Clusters 5 through 9 have a similar overall shape of their NAICS code distribution. Their most common NAICS code is 53, "Real Estate and Rental and Leasing," followed by 23, "Construction." Each cluster however tracks a different yearly range, starting around 2000 and going through today. It is interesting to note that the ratio between the rental business licenses and all the others licenses seems to be decreasing with time. This may be due to the residual effect of the large influx of lessor business licenses in 2001, or because of an actual comparative decrease in home rentals over time. Something to explore for another day...

The ZIP code plot shows another difference between the clusters; I've written the top ZIP code on each of the ZIP code plots. All of these top ZIP codes cover primarily residential areas. Certain areas seem to be experiencing growth over different times. ZIP code 98409 experienced a big jump in the number of business licenses in the mid-2000s as seen in Cluster 6. While in the following few years, ZIP code 98405 took over as the leader in business licenses.

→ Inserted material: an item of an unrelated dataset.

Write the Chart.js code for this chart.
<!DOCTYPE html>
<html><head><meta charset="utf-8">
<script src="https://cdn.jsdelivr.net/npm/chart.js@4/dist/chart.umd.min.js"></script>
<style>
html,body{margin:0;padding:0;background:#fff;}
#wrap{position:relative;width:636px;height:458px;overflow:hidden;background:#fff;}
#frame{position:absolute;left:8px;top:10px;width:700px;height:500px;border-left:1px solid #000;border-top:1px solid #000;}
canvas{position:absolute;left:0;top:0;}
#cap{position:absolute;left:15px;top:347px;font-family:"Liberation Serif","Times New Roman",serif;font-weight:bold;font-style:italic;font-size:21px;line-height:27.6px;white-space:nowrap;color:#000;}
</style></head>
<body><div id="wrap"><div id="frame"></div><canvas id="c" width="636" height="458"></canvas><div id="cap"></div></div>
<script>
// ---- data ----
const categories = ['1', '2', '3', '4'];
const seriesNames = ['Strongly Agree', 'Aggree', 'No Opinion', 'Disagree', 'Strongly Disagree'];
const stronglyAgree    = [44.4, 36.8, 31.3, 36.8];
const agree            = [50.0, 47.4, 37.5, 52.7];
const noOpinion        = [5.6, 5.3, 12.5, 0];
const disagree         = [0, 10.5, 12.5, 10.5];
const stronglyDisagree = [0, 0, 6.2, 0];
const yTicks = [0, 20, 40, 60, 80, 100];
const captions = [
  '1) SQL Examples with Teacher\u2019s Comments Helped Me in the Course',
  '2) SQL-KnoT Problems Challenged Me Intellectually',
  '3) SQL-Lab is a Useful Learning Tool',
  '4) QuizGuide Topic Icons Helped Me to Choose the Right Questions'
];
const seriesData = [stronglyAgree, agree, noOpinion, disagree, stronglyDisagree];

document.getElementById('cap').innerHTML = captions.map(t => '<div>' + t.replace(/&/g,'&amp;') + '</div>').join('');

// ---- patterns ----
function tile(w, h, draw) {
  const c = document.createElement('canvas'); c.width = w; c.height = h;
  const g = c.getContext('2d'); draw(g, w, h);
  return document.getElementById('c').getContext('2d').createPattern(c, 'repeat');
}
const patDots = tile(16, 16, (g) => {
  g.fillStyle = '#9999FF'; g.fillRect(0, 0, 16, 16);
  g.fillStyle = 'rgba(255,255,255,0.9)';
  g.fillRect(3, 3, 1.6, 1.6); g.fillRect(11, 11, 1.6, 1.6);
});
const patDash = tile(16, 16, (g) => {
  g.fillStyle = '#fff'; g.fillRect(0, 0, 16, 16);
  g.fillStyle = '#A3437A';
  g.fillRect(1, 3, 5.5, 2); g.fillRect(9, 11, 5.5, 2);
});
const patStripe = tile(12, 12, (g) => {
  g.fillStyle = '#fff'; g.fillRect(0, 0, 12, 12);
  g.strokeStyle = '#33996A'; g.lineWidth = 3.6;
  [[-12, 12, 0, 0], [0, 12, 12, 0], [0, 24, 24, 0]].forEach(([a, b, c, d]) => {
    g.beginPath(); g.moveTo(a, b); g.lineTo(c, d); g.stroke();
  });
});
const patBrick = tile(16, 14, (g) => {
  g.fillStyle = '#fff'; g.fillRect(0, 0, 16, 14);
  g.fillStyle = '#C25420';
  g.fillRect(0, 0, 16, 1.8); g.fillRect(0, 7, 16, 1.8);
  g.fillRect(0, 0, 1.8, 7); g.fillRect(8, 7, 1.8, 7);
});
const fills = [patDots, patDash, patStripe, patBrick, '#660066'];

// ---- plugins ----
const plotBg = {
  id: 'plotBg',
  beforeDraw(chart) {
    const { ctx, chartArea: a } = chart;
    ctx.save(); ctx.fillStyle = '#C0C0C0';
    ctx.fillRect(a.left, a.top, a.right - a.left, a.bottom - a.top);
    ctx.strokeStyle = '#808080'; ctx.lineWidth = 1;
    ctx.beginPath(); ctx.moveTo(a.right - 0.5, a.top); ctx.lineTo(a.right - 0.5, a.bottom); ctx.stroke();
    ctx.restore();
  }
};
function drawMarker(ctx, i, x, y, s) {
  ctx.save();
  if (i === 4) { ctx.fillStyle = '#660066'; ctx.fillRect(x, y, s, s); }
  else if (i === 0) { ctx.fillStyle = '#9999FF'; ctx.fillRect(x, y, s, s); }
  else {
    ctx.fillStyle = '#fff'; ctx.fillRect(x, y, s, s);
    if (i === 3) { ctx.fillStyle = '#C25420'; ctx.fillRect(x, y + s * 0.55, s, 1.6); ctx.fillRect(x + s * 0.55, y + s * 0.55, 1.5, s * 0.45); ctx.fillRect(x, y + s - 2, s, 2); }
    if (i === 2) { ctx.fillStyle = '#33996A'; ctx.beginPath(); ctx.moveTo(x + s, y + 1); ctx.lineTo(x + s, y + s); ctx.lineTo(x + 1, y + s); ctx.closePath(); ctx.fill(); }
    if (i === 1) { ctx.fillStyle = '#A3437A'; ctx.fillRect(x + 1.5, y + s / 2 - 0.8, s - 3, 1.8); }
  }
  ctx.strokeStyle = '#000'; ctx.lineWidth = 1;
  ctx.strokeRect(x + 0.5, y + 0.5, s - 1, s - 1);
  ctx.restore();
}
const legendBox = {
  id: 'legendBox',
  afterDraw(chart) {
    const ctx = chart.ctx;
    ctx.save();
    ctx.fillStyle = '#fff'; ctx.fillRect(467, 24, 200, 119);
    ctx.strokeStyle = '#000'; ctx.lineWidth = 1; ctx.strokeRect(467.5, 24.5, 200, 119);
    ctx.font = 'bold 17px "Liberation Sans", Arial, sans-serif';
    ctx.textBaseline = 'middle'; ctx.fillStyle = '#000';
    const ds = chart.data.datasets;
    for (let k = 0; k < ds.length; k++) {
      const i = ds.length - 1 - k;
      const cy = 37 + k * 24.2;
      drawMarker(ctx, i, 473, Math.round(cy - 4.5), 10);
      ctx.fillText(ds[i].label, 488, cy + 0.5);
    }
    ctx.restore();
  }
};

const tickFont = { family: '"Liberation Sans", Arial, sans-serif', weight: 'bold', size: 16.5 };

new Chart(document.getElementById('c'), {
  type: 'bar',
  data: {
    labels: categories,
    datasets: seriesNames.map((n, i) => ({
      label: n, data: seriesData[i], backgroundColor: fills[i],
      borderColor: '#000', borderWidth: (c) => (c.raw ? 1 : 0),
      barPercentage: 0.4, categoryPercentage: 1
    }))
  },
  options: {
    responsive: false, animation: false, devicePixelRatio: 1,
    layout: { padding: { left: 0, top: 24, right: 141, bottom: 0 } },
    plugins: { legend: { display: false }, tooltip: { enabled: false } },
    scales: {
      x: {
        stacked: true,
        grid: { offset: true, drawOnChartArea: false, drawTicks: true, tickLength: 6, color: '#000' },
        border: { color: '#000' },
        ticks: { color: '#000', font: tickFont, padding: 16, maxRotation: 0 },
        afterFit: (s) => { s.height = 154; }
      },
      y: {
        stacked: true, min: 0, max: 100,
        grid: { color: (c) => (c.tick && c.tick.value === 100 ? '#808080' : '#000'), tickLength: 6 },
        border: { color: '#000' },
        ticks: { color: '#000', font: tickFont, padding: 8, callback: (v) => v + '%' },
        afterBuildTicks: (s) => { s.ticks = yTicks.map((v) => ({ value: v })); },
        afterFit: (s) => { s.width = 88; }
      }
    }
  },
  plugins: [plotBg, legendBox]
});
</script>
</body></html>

Now, let's take a look at the last group, Cluster 10.


In [36]:
# Visualize Cluster 10
xaxisorderkeys = naics_keys
xaxisorderyears = range(1922,2017)

plt.figure(figsize = (16,4))  #w,h
numplots = 1
plot_order = [9]  
top_zip = [ 98409]
for i in range(numplots):
    clustername = 'Cluster ' + str(i+10)
    current_cluster = bl[bl['cluster_num']==plot_order[i]]

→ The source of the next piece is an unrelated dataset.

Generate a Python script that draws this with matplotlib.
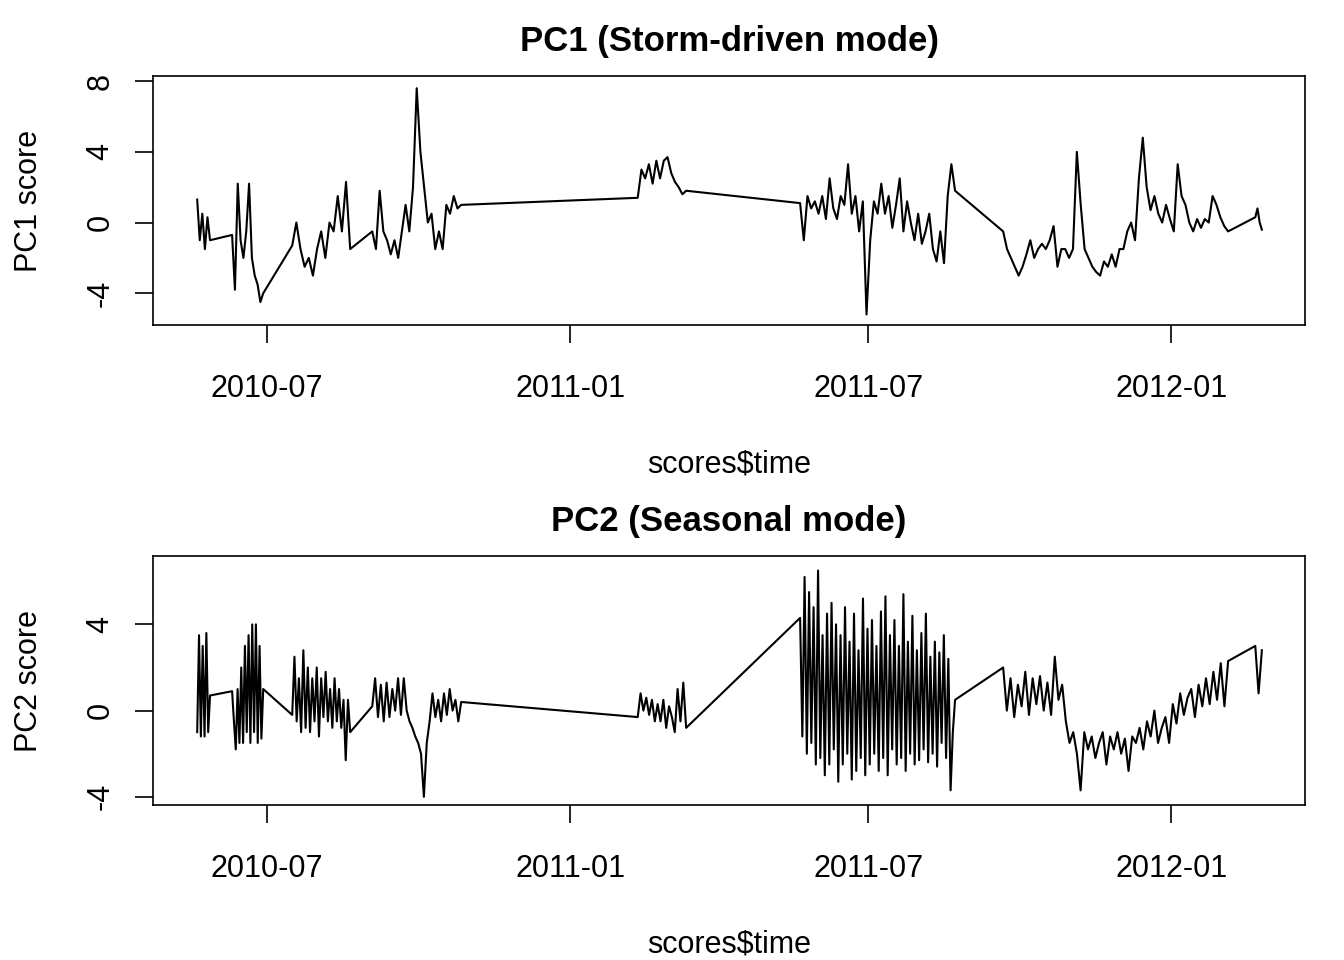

    plt.subplot(numplots, 3, (i+2*i)+1)
    current_cluster['NAICS CODE FIRST TWO'].value_counts().reindex(xaxisorderkeys).plot(
        kind='bar', fontsize = 13)
    plt.ylabel('Count', fontsize = 12)
    plt.xlabel('First 2 digits of NAICS Code', fontsize = 12)
    plt.text(-0.06,0.36-0.34*i,clustername, horizontalalignment='center', 
             verticalalignment='center',transform=ax.transAxes, fontsize = 15)
    
    plt.subplot(numplots, 3, (i+2*i)+2)
    current_cluster['BUSINESS OPEN YEAR'].value_counts().reindex(xaxisorderyears).plot(
        kind='line', fontsize = 13)
    plt.xlabel('Year', fontsize = 12)
    plt.text(0.2,0.36-0.34*i,clustername, horizontalalignment='center', 
             verticalalignment='center',transform=ax.transAxes, fontsize = 15)    
        
    plt.subplot(numplots, 3, (i+2*i)+3)
    current_cluster['ZIP CODE 5 int'].value_counts().reindex(tacoma_zip_codes).plot(
        kind='bar', fontsize = 13)
    plt.xlabel('ZIP codes', fontsize = 12)
    plt.text(0.48,0.36-0.34*i,clustername, horizontalalignment='center', 
             verticalalignment='center',transform=ax.transAxes, fontsize = 15)

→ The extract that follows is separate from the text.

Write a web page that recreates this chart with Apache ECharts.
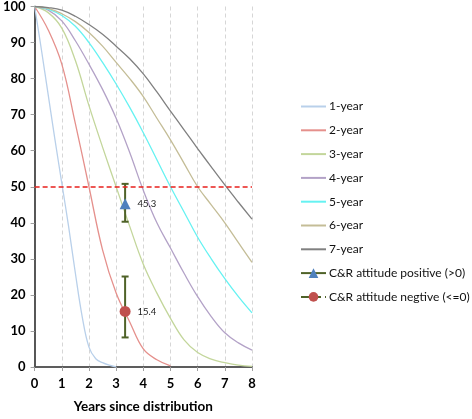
<!DOCTYPE html>
<html>
<head>
<meta charset="utf-8">
<script src="https://cdn.jsdelivr.net/npm/echarts@6/dist/echarts.min.js"></script>
<style>
html,body{margin:0;padding:0;background:#fff;}
#chart{width:472px;height:419px;}
</style>
</head>
<body>
<div id="chart"></div>
<script>
// ---- data ----
const t1 = [0,0.25,0.5,0.75,1,1.25,1.5,1.75,2,2.25,2.5,2.75,3];
const s1 = [100,88,75.5,63,51,39,26,14,5.5,2.3,1.2,0.5,0];
const t2 = [0,0.5,1,1.5,2,2.5,3,3.5,4,4.5,5];
const s2 = [100,93.5,84,67.5,50,32.5,20.5,12.5,5,2,0.3];
const tFull = [0,0.5,1,1.5,2,2.5,3,3.5,4,4.5,5,5.5,6,6.5,7,7.5,8];
const s3 = [100,98.3,94,85,72.5,61,50,39,28.5,20.5,13.5,7.5,4,2.2,1.2,0.5,0.2];
const s4 = [100,99,96,90.5,84,77,69,59.5,49,40,33,26,19.5,14,9.5,6.7,4.7];
const s5 = [100,99.3,97.5,94.5,90,84.5,78.5,72,65,57.5,50,43,36,30,24.5,19.5,15];
const s6 = [100,99.5,98,95.8,92.8,89,84.5,80,75,69,63,56.5,50,45,40,34.5,29];
const s7 = [100,99.7,99,97.3,95,92.3,89,85.5,81.3,76.3,71,65.8,60.6,55.5,50.5,45.7,41];
const seriesNames = ['1-year','2-year','3-year','4-year','5-year','6-year','7-year'];
const seriesColors = ['#b9d0ea','#e5908c','#c3d69b','#b3a2c7','#66f2f2','#c4bd97','#808080'];

const crX = [3.33, 3.33];
const crVal = [45.3, 15.4];
const crLow = [40.3, 8.2];
const crHigh = [50.8, 25.1];
const crNames = ['C&R attitude positive (>0)','C&R attitude negtive (<=0)'];
const threshold = 50;

const xTicks = [0,1,2,3,4,5,6,7,8];
const yTicks = [0,10,20,30,40,50,60,70,80,90,100];

// ---- build ----
const zip = (xs, ys) => xs.map((x,i) => [x, ys[i]]);
const curves = [zip(t1,s1), zip(t2,s2), zip(tFull,s3), zip(tFull,s4), zip(tFull,s5), zip(tFull,s6), zip(tFull,s7)];

const series = curves.map((d,i) => ({
  name: seriesNames[i], type:'line', data:d, symbol:'none', smooth:0.4,
  lineStyle:{color:seriesColors[i], width:1.3}, itemStyle:{color:seriesColors[i]}, z:2
}));

series[0].markLine = {
  silent:true, symbol:['none','none'], label:{show:false},
  lineStyle:{color:'#e8201c', type:[5,3], width:1.6},
  data:[{yAxis: threshold}]
};

series.push({
  name:'errbars', type:'custom', z:3,
  data: crX.map((x,i)=>[x, crLow[i], crHigh[i]]),
  renderItem: function(params, api){
    const x = api.value(0);
    const lo = api.coord([x, api.value(1)]);
    const hi = api.coord([x, api.value(2)]);
    const st = {stroke:'#4f6228', lineWidth:2};
    return {type:'group', children:[
      {type:'line', shape:{x1:lo[0],y1:lo[1],x2:hi[0],y2:hi[1]}, style:st},
      {type:'line', shape:{x1:hi[0]-3.5,y1:hi[1],x2:hi[0]+3.5,y2:hi[1]}, style:st},
      {type:'line', shape:{x1:lo[0]-3.5,y1:lo[1],x2:lo[0]+3.5,y2:lo[1]}, style:st}
    ]};
  }
});

const crSymbols = ['triangle','circle'];
const crColors = ['#4f81bd','#c0504d'];
const crSizes = [11, 11];
const crLineTypes = ['solid','dashed'];
crNames.forEach((n,i)=>{
  series.push({
    name:n, type:'line', z:5, data:[[crX[i], crVal[i]]],
    symbol:crSymbols[i], symbolSize:crSizes[i], showSymbol:true,
    itemStyle:{color:crColors[i]},
    lineStyle:{color:'#4f6228', width:2, type:crLineTypes[i]},
    label:{show:true, position:'right', distance:7, fontFamily:'Lato', fontSize:9.5, color:'#222',
      formatter:(p)=>p.value[1].toFixed(1)}
  });
});

const legendData = seriesNames.map(n => ({name:n, itemStyle:{opacity:0}}))
  .concat(crNames.map(n => ({name:n})));

const chart = echarts.init(document.getElementById('chart'), null, {renderer:'canvas'});
chart.setOption({
  backgroundColor:'#ffffff',
  animation:false,
  grid:{left:32, top:5, width:220, height:371.5, containLabel:false},
  legend:{
    orient:'vertical', left:295, top:95.5, padding:5,
    itemWidth:25, itemHeight:12, itemGap:11.8,
    data: legendData,
    textStyle:{fontFamily:'Lato', fontSize:12, color:'#111', padding:[0,0,0,-2]},
    selectedMode:false
  },
  xAxis:[{
    type:'value', min:0, max:8, interval:1,
    axisLine:{show:true, lineStyle:{color:'#a0a0a0', width:1.6}},
    axisTick:{show:true, length:4, lineStyle:{color:'#a0a0a0'}},
    axisLabel:{fontFamily:'Lato', fontWeight:'bold', fontSize:13, color:'#000', margin:10,
      formatter:(v)=> xTicks.includes(v) ? String(v) : ''},
    splitLine:{show:true, lineStyle:{color:'#d6d6d6', type:[4,3], width:1}},
    name:'Years since distribution', nameLocation:'middle', nameGap:33,
    nameTextStyle:{fontFamily:'Lato', fontWeight:'bold', fontSize:13.5, color:'#000'}
  },{
    type:'value', min:0, max:8, position:'top',
    axisLine:{show:true, lineStyle:{color:'#404040', width:1.6}},
    axisTick:{show:false}, axisLabel:{show:false}, splitLine:{show:false}
  }],
  yAxis:[{
    type:'value', min:0, max:100, interval:10,
    axisLine:{show:true, lineStyle:{color:'#a0a0a0', width:1.6}},
    axisTick:{show:true, length:4, lineStyle:{color:'#a0a0a0'}},
    axisLabel:{fontFamily:'Lato', fontWeight:'bold', fontSize:13, color:'#000', margin:9,
      formatter:(v)=> yTicks.includes(v) ? String(v) : ''},
    splitLine:{show:false}
  },{
    type:'value', min:0, max:100, position:'right',
    axisLine:{show:true, lineStyle:{color:'#404040', width:1.6}},
    axisTick:{show:false}, axisLabel:{show:false}, splitLine:{show:false}
  }],
  series: series
});
</script>
</body>
</html>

Cluster 10 is dominated by NAICS code 48; our old friends the ride-share drivers are back. Cluster 10 tracks the growth in uber and lyft-like businesses in the Tacoma area. It has happened only recently as seen in the graph of years. It looks like these drivers are found in most ZIP codes, but dominate the 98409 area.

What have we learned about clustering?

I think my big takeaway is that k-means clustering can help identify trends in your data that you may already be aware of (like lessors and ride-share drivers) and it can also be used to find new trends (why are there so many unknown NAICS codes in the early 2000's?!?). Also, it is a bit tricky to find the correct number of clusters for your data. In the future, it might be interesting to allow for a few more clusters now that I understand the properties of my first ten clusters.

I was hoping to learn more about the business licenses issued in the downtown Tacoma (98402) and the Port (98421). However, since there aren't very many licenses in these regions to begin with, it's hard for the few of them to overcome the dominance of lessors and drivers in residential areas. I think allowing for more clusters might show something interesting about the Port and downtown but I would probably also create a lot more clusters that are already similar to what I currently have. The noise of all these extra clusters might make it hard to find new and interesting clusters.